The mission, dubbed the Interior Exploration Using Seismic Investigations, Geodesy, and Heat Transport (InSight), follows more than 20 years of cooperation between NASA and the National Center of Space Studies of France (CNES), NASA administrator Charles Bolden said in a press release.
“The research generated by this collaborative mission will give our agencies more information about the early formation of Mars, which will help us understand more about how Earth evolved,” Bolden said.
The exploration of Mars is a top priority for NASA, which plans a future human mission there.
InSight will launch in March 2016 and is scheduled to land on Mars six months later. The mission hopes to learn more about the evolutionary formation of rocky planets — including Earth.
NASA and CNES will place instruments on the Martian surface to determine whether the core of the red planet is solid or liquid, like Earth’s. It will investigate why Mars’ crust is not divided into tectonic plates that drift like Earth’s.

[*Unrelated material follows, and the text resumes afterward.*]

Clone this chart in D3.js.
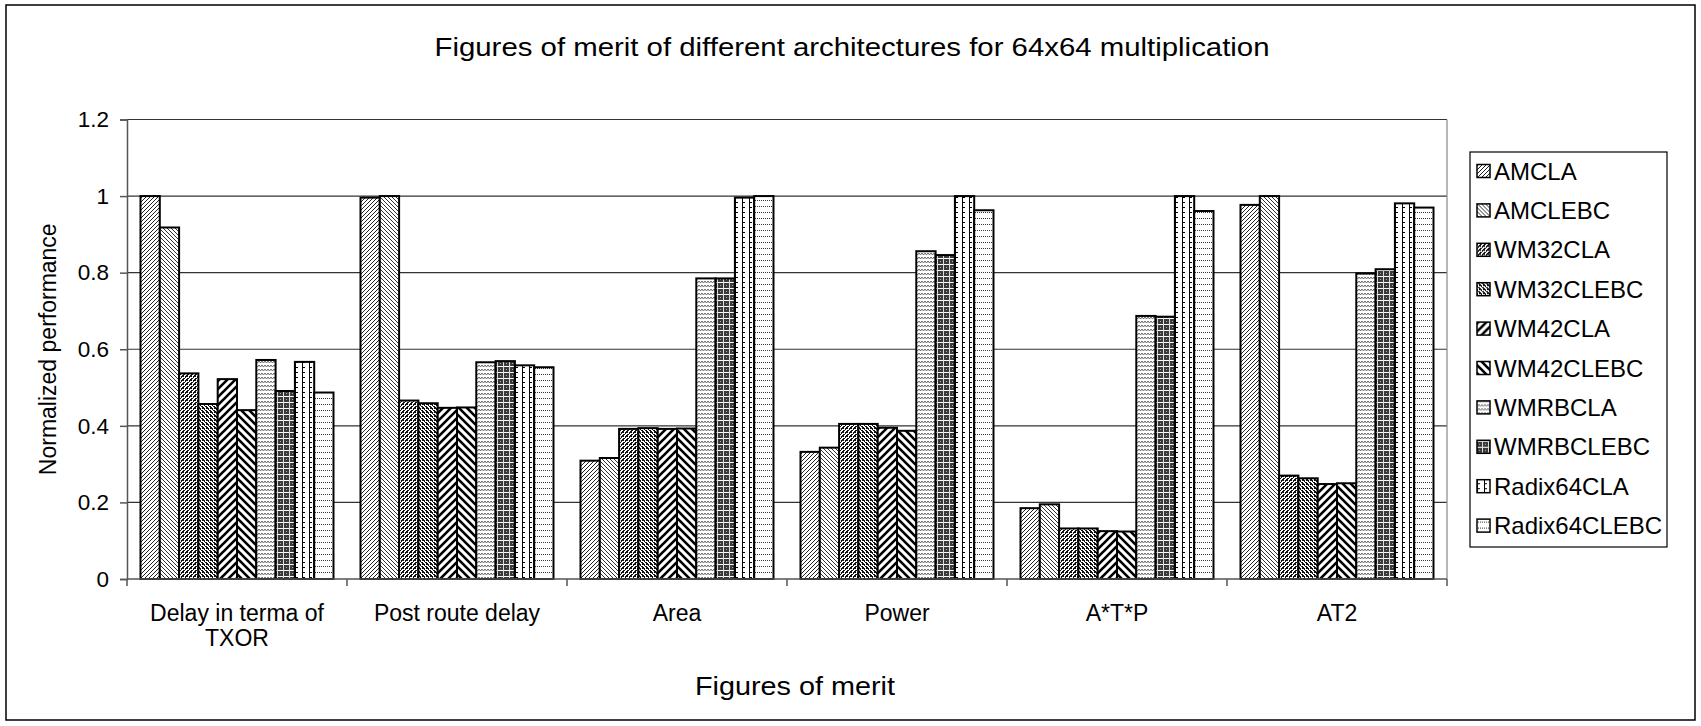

It also seeks to understand Martian tectonic activity and meteorite impacts. By measuring seismic waves traveling through the the planet's interior, InSight hopes to discover clues about the earliest stages of the Mar’s formation.
Curiosity, which has traveled three miles over the Martian surface since its August 2012 landing, successfully traversed a sand dune, NASA said Tuesday. An animated sequence of images from the rover’s camera documented the crossing.
NASA is using Curiosity to investigate ancient habitable environments and major environmental changes on the planet. The rover recently uncovered signs of an ancient freshwater lake on Mars that may have teemed with tiny organisms for tens of millions of years.
NASA's newest robotic explorer, Maven, was launched to Mars from Cape Canaveral in November 2013 to investigate how the planet went from a warm, wet world in its first billion years to the cold, dry desert it is today.
NASA’s 2007 Phoenix lander mission was the first to determine that water existed near the surface in Mars’ polar regions, a major indication that life may have existed on the planet.
NASA’s Mariner completed the first flyby of Mars in 1964, when it took the first photos of the Martian surface. But the first successful landing, with signals being sent back to Earth, wasn’t until January 2004, when NASA’s Spirit rover drove onto the surface of the red planet.
Previous missions to Mars have investigated its surface — studying canyons, volcanoes, rocks, and soil. But no mission has attempted to discover clues about the planet's earliest evolution, which can only be found under the surface.